12. Thuparama Vihara (Anuradhapura District)

It is the first chetiya to be erected after the establishment of The Buddha Sasana in Sri Lanka and was built by King Devanampiyatissa in the front of a paddy heap. The sacred right clavicle bone of The Buddha is said to be enshrined here. The pillars capped with sculptured capitals ranged in concentric circles round the dagoba indicate that it was roofed over originally.


13. Abhayagiri Vihara (Anuradhapura District)

Built by King Valagambahu (89-77 BC) on a site which too has been hallowed by The Buddha. Relics of The Buddha, and the Tripitaka inscribed in gold leaves are said to be enshrined here.


14. Jetavanarama Vihara (Anuradhapura District)

The waist-band used by The Buddha is said to be enshrined here. It was constructed by King Mahasena (276-303 CE) the last King of the Mahavamsa Chronicle.


15. Sela Chetiya (Stupa) Mihintale Raja Maha Viharaya, Mihintale

Situated 10 km from Anuradhapura, Mahintale is the cradle of Buddhism in Sri Lanka. It was here that in the 3rd Century BC. Arhant Mahinda met King Devanampiyatissa who was out hunting and converted him to Buddhism. Mahintale became the abode of Arhant Mahinda and 3,000 monks. Hundreds of shrines and caves where the monks lived can be seen at the Mihintale rock and a stairway of 1840 step leads from the bottom of the rock to the summit. The Sela Chetiya, The Kantaka Chetiya, Ambasthale Dagoba, Maha Seya and Indikatu Seya are all in this temple complex The Urna Lome, the sacred hair relic between the eyebrows, is said to be enshrined at Sela Chetiya.
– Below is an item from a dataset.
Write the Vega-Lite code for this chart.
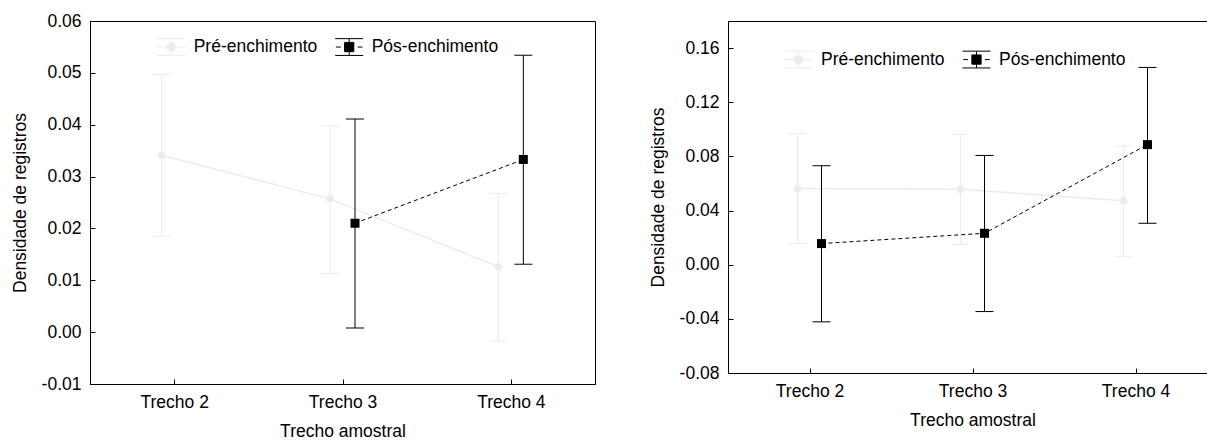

16. Kiri Vehera, Kataragama (Moneragala District)

First built by a local ruler called Mahasena, upon a site hallowed by a visit of The Buddha, it is said to have enshrined in it the golden seat, from which The Buddha delivered the sermon, a lock of hair and the royal sword used by Prince Siddhartha to cut off his hair at the time of the great Renunciation.